Amidst constant interruption by some MPs shouting ‘United Andhra’ slogans, the finance minister, P Chidambaram, tabled the interim budget 2014 before Parliament.
Proudly stating that even though when global powerhouses such as the United States, the European Union and Japan were struggling with global recession and financial crises, the Indian economy was able to keep its head above the water, the minister said that the UPA government was able to successfully navigate the Indian economy through the turbulent period.
Shorn of any populist announcements, the finance minister’s interim budget speech was more a reiteration of the UPA’s report card and congratulatory
of the UPA government for taking path-breaking decisions like passing the National Food Security Bill, controlling inflation and taking effort for increasing GDP. Rejecting the ‘policy paralysis’ accusations levelled at the present government, Chidambaram stated, “Let history be the judge of the last 10 years”.
On the tax front, no major announcements were made on corporate tax; however, the finance minister proposed few measures to support investment and consumption in the manufacturing sector by cutting down the excise duty on some capital goods and non-durable items (specifically those for export purposes) from 12% to 10%.

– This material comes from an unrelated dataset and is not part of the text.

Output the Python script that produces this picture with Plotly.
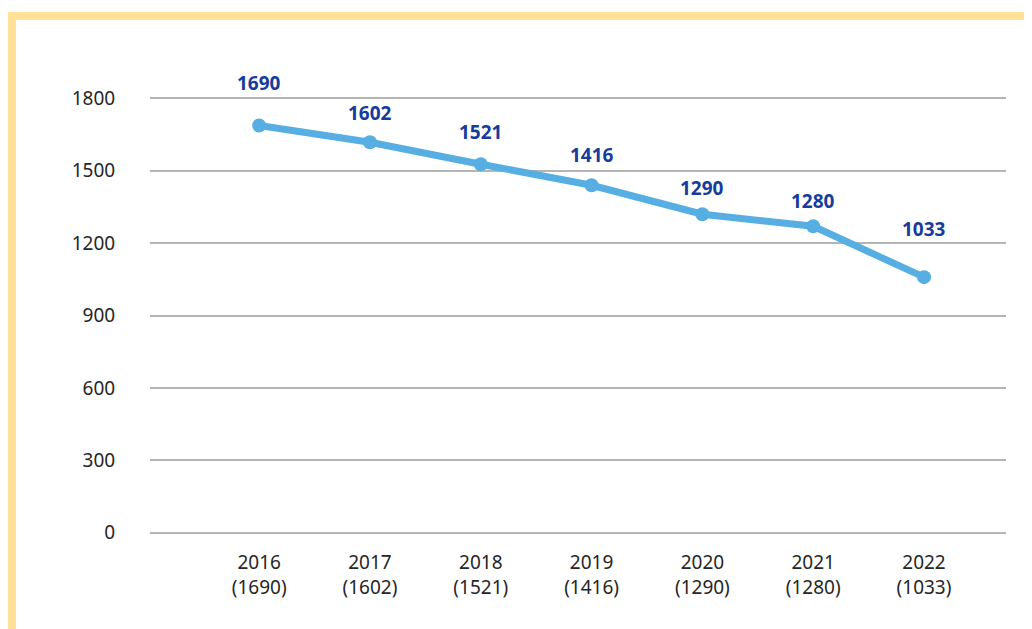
import plotly.graph_objects as go

# data
years = ["2016", "2017", "2018", "2019", "2020", "2021", "2022"]
totals = [1690, 1602, 1521, 1416, 1290, 1280, 1033]          # printed values
plotted = [1688, 1618, 1527, 1440, 1320, 1270, 1059]         # where the points sit in the picture
label_lift = [42, 29, 32, 30, 26, 25, 48]                    # px above each point

tick_text = [f"{y}<br>({v})" for y, v in zip(years, totals)]

fig = go.Figure()
fig.add_trace(go.Scatter(
    x=years, y=plotted,
    mode="lines+markers",
    line=dict(color="#56AEE3", width=7),
    marker=dict(color="#56AEE3", size=14),
    cliponaxis=False,
    hoverinfo="skip",
))

# category axis: annotate by index so "2016" is not read as a number
for i, (val, txt, lift) in enumerate(zip(plotted, totals, label_lift)):
    fig.add_annotation(x=i, y=val, text=f"<b>{txt}</b>", showarrow=False,
                       yshift=lift, font=dict(family="Noto Sans", size=19, color="#163C9C"))

# yellow frame (top + left)
frame = "#FFE19A"
fig.add_shape(type="rect", xref="paper", yref="paper", xsizemode="pixel", ysizemode="pixel",
              xanchor=0, yanchor=1, x0=-142, x1=900, y0=76, y1=84,
              fillcolor=frame, line_width=0, layer="below")
fig.add_shape(type="rect", xref="paper", yref="paper", xsizemode="pixel", ysizemode="pixel",
              xanchor=0, yanchor=1, x0=-142, x1=-134, y0=-600, y1=84,
              fillcolor=frame, line_width=0, layer="below")

fig.update_layout(
    width=1032, height=629,
    margin=dict(l=142, r=34, t=88, b=102),
    paper_bgcolor="white", plot_bgcolor="white",
    showlegend=False,
    font=dict(family="Noto Sans", size=19, color="#262626"),
    xaxis=dict(
        type="category", tickvals=years, ticktext=tick_text,
        range=[-0.985, 6.74], showgrid=False, zeroline=False, showline=False,
        ticks="outside", ticklen=10, tickcolor="rgba(0,0,0,0)",
    ),
    yaxis=dict(
        range=[-10, 1810], tickvals=[0, 300, 600, 900, 1200, 1500, 1800],
        showgrid=True, gridcolor="#B5B5B5", gridwidth=2,
        zeroline=False, showline=False,
        ticks="outside", ticklen=30, tickcolor="rgba(0,0,0,0)",
    ),
)

fig.write_html("out.html")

Special focus was given to the auto and auto-ancillary sectors, where the excise duty rates were reduced as detailed in the accompanying table.

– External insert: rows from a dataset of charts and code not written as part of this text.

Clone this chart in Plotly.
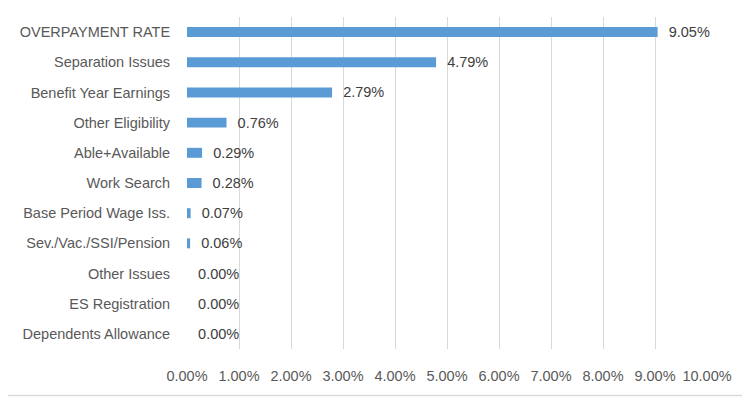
import plotly.graph_objects as go

categories = ["OVERPAYMENT RATE", "Separation Issues", "Benefit Year Earnings",
              "Other Eligibility", "Able+Available", "Work Search",
              "Base Period Wage Iss.", "Sev./Vac./SSI/Pension", "Other Issues",
              "ES Registration", "Dependents Allowance"]
values = [9.05, 4.79, 2.79, 0.76, 0.29, 0.28, 0.07, 0.06, 0.00, 0.00, 0.00]
tick_vals = [0, 1, 2, 3, 4, 5, 6, 7, 8, 9, 10]
tick_text = ["0.00%", "1.00%", "2.00%", "3.00%", "4.00%", "5.00%",
             "6.00%", "7.00%", "8.00%", "9.00%", "10.00%"]

FONT = "Liberation Sans, Arial, sans-serif"

fig = go.Figure()
fig.add_trace(go.Bar(
    y=categories, x=values, orientation="h",
    marker=dict(color="#5b9bd5", line=dict(width=0)),
    text=["  %.2f%%" % v for v in values],
    textposition="outside",
    constraintext="none",
    textfont=dict(color="#404040", size=14.5, family=FONT),
    cliponaxis=False,
))
# page body has an 8px margin, so the figure is offset by 8px; compensate
fig.update_layout(
    width=742, height=389,
    margin=dict(l=179, r=43, t=9, b=48),
    paper_bgcolor="white", plot_bgcolor="white",
    bargap=0.67,
    showlegend=False,
    font=dict(family=FONT, size=14.5, color="#595959"),
    xaxis=dict(range=[0, 10], tickvals=tick_vals, ticktext=tick_text,
               showgrid=True, gridcolor="#d9d9d9", gridwidth=1,
               zeroline=False, showline=False,
               ticks="outside", ticklen=14, tickcolor="rgba(0,0,0,0)",
               automargin=False,
               tickfont=dict(size=14.5, color="#595959")),
    yaxis=dict(categoryorder="array", categoryarray=categories[::-1],
               showgrid=False, zeroline=False, showline=False,
               ticks="outside", ticklen=13, tickcolor="rgba(0,0,0,0)",
               automargin=False,
               tickfont=dict(size=14.5, color="#595959")),
    shapes=[dict(type="line", xref="paper", yref="paper", x0=-0.4, x1=1.2,
                 y0=-46.5 / 332, y1=-46.5 / 332,
                 line=dict(color="#d9d9d9", width=1.5))],
)
fig.write_html("out.html")
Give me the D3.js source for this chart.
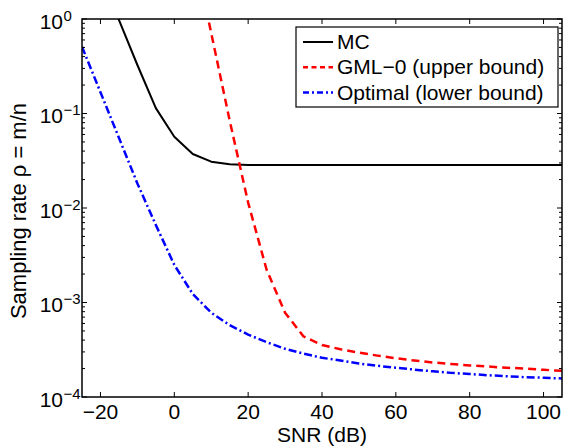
<!DOCTYPE html>
<html><head><meta charset="utf-8">
<script src="https://cdn.jsdelivr.net/npm/d3@7"></script>
<style>body{margin:0;background:#fff}text{font-family:"Liberation Sans",Arial,sans-serif;fill:#000}</style>
</head><body>
<svg id="c" width="563" height="447"></svg>
<script>
const snrMC = [-20,-15,-10,-5,0,5,10,15,20,25,30,35,40,45,50,55,60,65,70,75,80,85,90,95,100,105];
const valMC = [3.0,0.98,0.326,0.114,0.0568,0.0373,0.0309,0.029,0.0285,0.0285,0.0285,0.0285,0.0285,0.0285,0.0285,0.0285,0.0285,0.0285,0.0285,0.0285,0.0285,0.0285,0.0285,0.0285,0.0285,0.0285];
const snrGML = [5,10,15,20,25,30,35,40,45,50,55,60,65,70,75,80,85,90,95,100,105];
const valGML = [5.9,0.71,0.084,0.0114,0.00222,7.8e-4,4.37e-4,3.55e-4,3.2e-4,2.95e-4,2.74e-4,2.57e-4,2.43e-4,2.32e-4,2.23e-4,2.16e-4,2.10e-4,2.04e-4,2.0e-4,1.94e-4,1.89e-4];
const snrOpt = [-25,-20,-15,-10,-5,0,5,10,15,20,25,30,35,40,45,50,55,60,65,70,75,80,85,90,95,100,105];
const valOpt = [0.509,0.168,0.0553,0.0182,0.0066,0.0025,0.00123,7.8e-4,5.75e-4,4.57e-4,3.8e-4,3.24e-4,2.88e-4,2.6e-4,2.43e-4,2.26e-4,2.14e-4,2.04e-4,1.95e-4,1.87e-4,1.80e-4,1.75e-4,1.70e-4,1.66e-4,1.62e-4,1.60e-4,1.57e-4];
const xTicks = [-20,0,20,40,60,80,100];
const yExps = [0,-1,-2,-3,-4];
const legendLabels = ["MC","GML\u22120 (upper bound)","Optimal (lower bound)"];
const xLabel = "SNR (dB)";
const yLabel = "Sampling rate \u03c1 = m/n";

const L=82,R=562,T=19,B=397;
const svg=d3.select("#c");
const x=d3.scaleLinear().domain([-25,105]).range([L,R]);
const y=d3.scaleLog().domain([1e-4,1]).range([B,T]);

svg.append("clipPath").attr("id","clip").append("rect").attr("x",L).attr("y",T).attr("width",R-L).attr("height",B-T);

const series=[
 {s:snrMC,v:valMC,color:"#000",dash:null,w:2},
 {s:snrGML,v:valGML,color:"#ff0000",dash:"8,5",w:2.5},
 {s:snrOpt,v:valOpt,color:"#0000ff",dash:"8,3,2,3",w:2.5}
];
const line=d3.line().x(d=>x(d[0])).y(d=>y(d[1]));
const g=svg.append("g").attr("clip-path","url(#clip)");
series.forEach(sr=>{
  g.append("path").datum(sr.s.map((s,i)=>[s,sr.v[i]])).attr("d",line)
   .attr("fill","none").attr("stroke",sr.color).attr("stroke-width",sr.w)
   .attr("stroke-dasharray",sr.dash).attr("stroke-linejoin","round");
});

// axes box
const ax=svg.append("g");
ax.append("rect").attr("x",L).attr("y",T).attr("width",R-L).attr("height",B-T).attr("fill","none").attr("stroke","#000").attr("stroke-width",1.5);
// x ticks
xTicks.forEach(t=>{
  const xx=x(t);
  ax.append("line").attr("x1",xx).attr("x2",xx).attr("y1",B).attr("y2",B-5).attr("stroke","#000");
  ax.append("line").attr("x1",xx).attr("x2",xx).attr("y1",T).attr("y2",T+5).attr("stroke","#000");
  ax.append("text").attr("x",xx).attr("y",B+22).attr("text-anchor","middle").attr("font-size",21)
    .text(t<0?"\u2212"+Math.abs(t):String(t));
});
// y ticks
yExps.forEach(e=>{
  const yy=y(Math.pow(10,e));
  ax.append("line").attr("x1",L).attr("x2",L+5).attr("y1",yy).attr("y2",yy).attr("stroke","#000");
  ax.append("line").attr("x1",R).attr("x2",R-5).attr("y1",yy).attr("y2",yy).attr("stroke","#000");
  ax.append("text").attr("x",63).attr("y",yy+9.5).attr("text-anchor","end").attr("font-size",21).text("10");
  ax.append("text").attr("x",63.5).attr("y",yy+1.5).attr("text-anchor","start").attr("font-size",15)
    .text(e<0?"\u2212"+Math.abs(e):String(e));
  if(e>-4){
    for(let k=2;k<=9;k++){
      const ym=y(k*Math.pow(10,e-1));
      ax.append("line").attr("x1",L).attr("x2",L+3).attr("y1",ym).attr("y2",ym).attr("stroke","#000");
      ax.append("line").attr("x1",R).attr("x2",R-3).attr("y1",ym).attr("y2",ym).attr("stroke","#000");
    }
  }
});
// labels
svg.append("text").attr("x",(L+R)/2).attr("y",442).attr("text-anchor","middle").attr("font-size",21).text(xLabel);
svg.append("text").attr("transform","translate(26,"+((T+B)/2+3)+") rotate(-90)").attr("text-anchor","middle").attr("font-size",22).text(yLabel);

// legend
const lg=svg.append("g");
lg.append("rect").attr("x",296).attr("y",27).attr("width",262).attr("height",80).attr("fill","#fff").attr("stroke","#000").attr("stroke-width",1.2);
legendLabels.forEach((lab,i)=>{
  const sr=series[i];
  const yy=42+i*25.3;
  lg.append("line").attr("x1",303).attr("x2",333).attr("y1",yy).attr("y2",yy)
    .attr("stroke",sr.color).attr("stroke-width",sr.w).attr("stroke-dasharray",i==1?"5,3.5":(i==2?"6,3,2,3":null));
  lg.append("text").attr("x",337).attr("y",yy+7).attr("font-size",21).text(lab);
});
</script>
</body></html>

The excise duty cut on cars and SUVs should surely bring some cheer to vehicle manufacturers.
It may be noted that the excise duty cut would also lead to reduction in VAT since VAT is applicable on the excise duty component also. Considering VAT rates on automobiles are generally in the higher slab, i.e., 12.5%/14.5%, the effective benefit to the consumers will be of around 4.5%.
While the dip in duty rates is expected to create a surge in demand for the interim period, in view of the existing high interest rates for white goods and automobiles, the demand may not be sustainable in longer run.

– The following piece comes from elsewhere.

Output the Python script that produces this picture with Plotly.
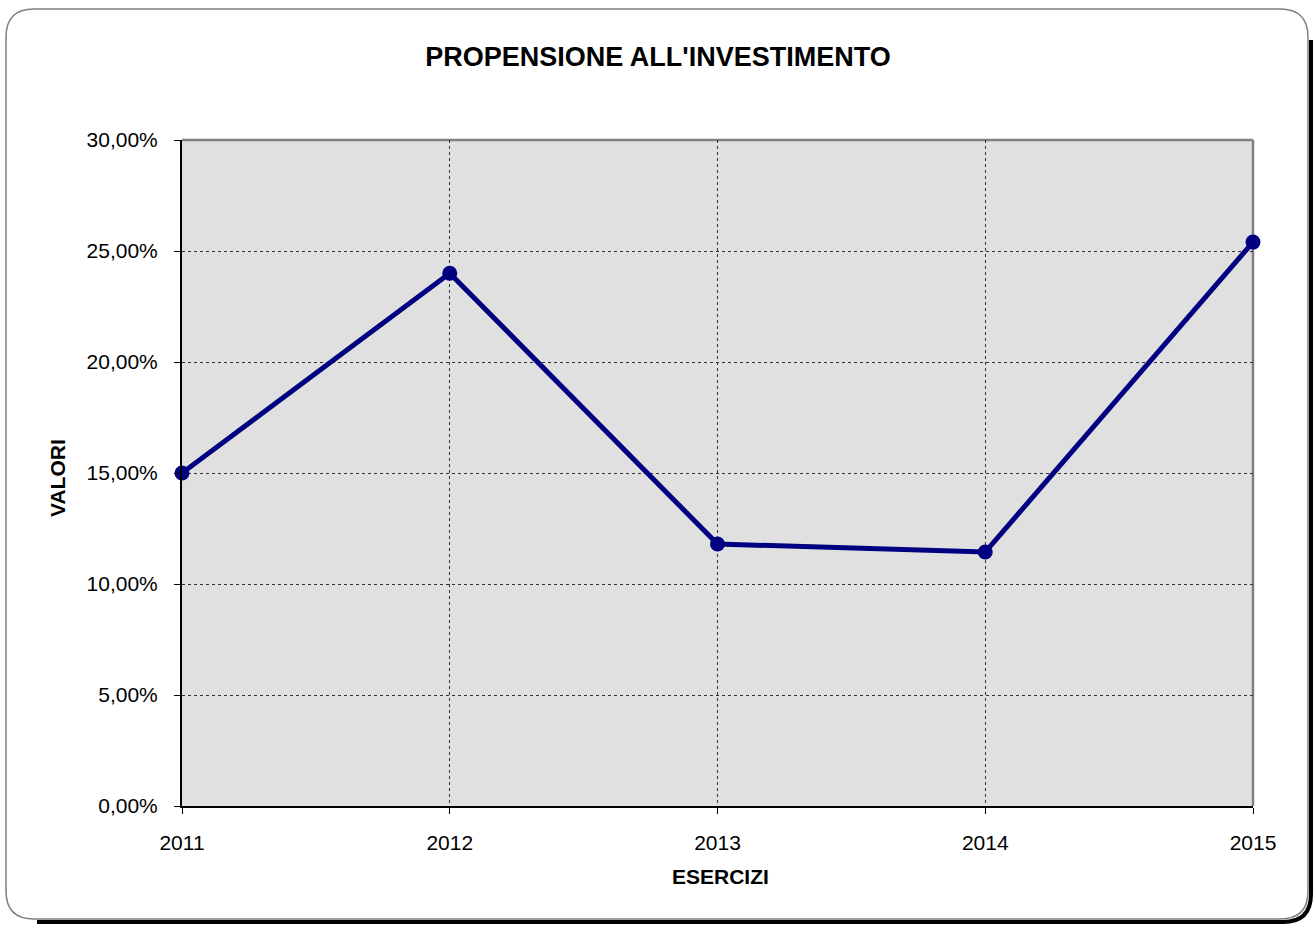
import plotly.graph_objects as go

years = [2011, 2012, 2013, 2014, 2015]
values = [0.150, 0.240, 0.118, 0.1144, 0.254]
y_ticks = [0.0, 0.05, 0.10, 0.15, 0.20, 0.25, 0.30]

W, H = 1316, 926
L, R, T, B = 182, 1253, 140, 806
FONT = "Liberation Sans, Arial, Helvetica, sans-serif"


def px_x(px):
    return (px - L) / (R - L)


def px_y(py):
    return (B - py) / (B - T)


def make_path(pts, close=False):
    out = []
    for p in pts:
        cmd = p[0]
        coords = p[1:]
        s = []
        for i in range(0, len(coords), 2):
            s.append(f"{px_x(coords[i]):.5f},{px_y(coords[i+1]):.5f}")
        out.append(cmd + " ".join(s))
    return " ".join(out) + (" Z" if close else "")


def rounded_path(x0, y0, x1, y1, r):
    pts = [
        ("M", x0 + r, y0), ("L", x1 - r, y0), ("Q", x1, y0, x1, y0 + r),
        ("L", x1, y1 - r), ("Q", x1, y1, x1 - r, y1), ("L", x0 + r, y1),
        ("Q", x0, y1, x0, y1 - r), ("L", x0, y0 + r), ("Q", x0, y0, x0 + r, y0),
    ]
    return make_path(pts, close=True)


def shadow_path(x0, y0, x1, y1, r, off):
    xs1, ys1 = x1 + off, y1 + off
    pts = [
        ("M", xs1, y0 + r + off), ("L", xs1, ys1 - r), ("Q", xs1, ys1, xs1 - r, ys1),
        ("L", x0 + r + off, ys1),
    ]
    return make_path(pts)


fig = go.Figure()
fig.add_trace(go.Scatter(
    x=years, y=values, mode="lines+markers",
    line=dict(color="#000080", width=5),
    marker=dict(color="#000080", size=15),
    cliponaxis=False, hoverinfo="skip", showlegend=False,
))

shapes = [
    dict(type="path", xref="paper", yref="paper", layer="above",
         path=shadow_path(6, 9, 1308, 919, 28, 3),
         line=dict(color="black", width=4), fillcolor="rgba(0,0,0,0)"),
    dict(type="path", xref="paper", yref="paper", layer="above",
         path=rounded_path(6, 9, 1308, 919, 28),
         line=dict(color="#808080", width=1.5), fillcolor="rgba(0,0,0,0)"),
    dict(type="line", xref="paper", yref="paper", x0=0, x1=1, y0=1, y1=1,
         line=dict(color="#808080", width=2.5), layer="below"),
    dict(type="line", xref="paper", yref="paper", x0=1, x1=1, y0=0, y1=1,
         line=dict(color="#808080", width=2.5), layer="below"),
]

fig.update_layout(
    width=W, height=H,
    margin=dict(l=L, r=W - R, t=T, b=H - B, pad=0),
    paper_bgcolor="white",
    plot_bgcolor="#E0E0E0",
    separators=",.",
    font=dict(family=FONT, size=21, color="black"),
    title=dict(text="<b>PROPENSIONE ALL'INVESTIMENTO</b>", x=0.5, xref="container",
               xanchor="center", y=1 - 57 / H, yref="container", yanchor="middle",
               font=dict(family=FONT, size=27, color="black")),
    xaxis=dict(
        range=[2011, 2015], tickvals=years, ticktext=[str(y) for y in years],
        showgrid=True, gridcolor="#333333", griddash="dot", gridwidth=1,
        showline=True, linecolor="black", linewidth=2,
        ticks="outside", ticklen=6, tickcolor="black", tickwidth=1,
        ticklabelstandoff=11, zeroline=False,
        tickfont=dict(family=FONT, size=21, color="black"),
    ),
    yaxis=dict(
        range=[0, 0.30], tickvals=y_ticks, tickformat=".2%",
        showgrid=True, gridcolor="#333333", griddash="dot", gridwidth=1,
        showline=True, linecolor="black", linewidth=2,
        ticks="outside", ticklen=6, tickcolor="black", tickwidth=1,
        ticklabelstandoff=12, zeroline=False,
        tickfont=dict(family=FONT, size=21, color="black"),
    ),
    shapes=shapes,
    annotations=[
        dict(text="<b>ESERCIZI</b>", xref="paper", yref="paper", x=px_x(720), y=px_y(876),
             xanchor="center", yanchor="middle", showarrow=False,
             font=dict(family=FONT, size=21, color="black")),
        dict(text="<b>VALORI</b>", xref="paper", yref="paper", x=px_x(57), y=px_y(478),
             xanchor="center", yanchor="middle", showarrow=False, textangle=-90,
             font=dict(family=FONT, size=21, color="black")),
    ],
)

fig.write_html(
    "out.html",
    config={"displayModeBar": False},
    post_script="document.body.style.margin='0';document.body.style.overflow='hidden';",
)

Having said that, one would agree that Chapters 84, 85 and 87 constitute approximately around 40% to 50% of Indian manufacturing industry and hence the concessions announced for major products covered under these chapters is, by no means, insignificant.
If and when the variables work in the right direction and the demand for capital goods, automobiles and white goods travels north, this should have a ripple effect on the allied/related industries (such as steel and other component manufacturers).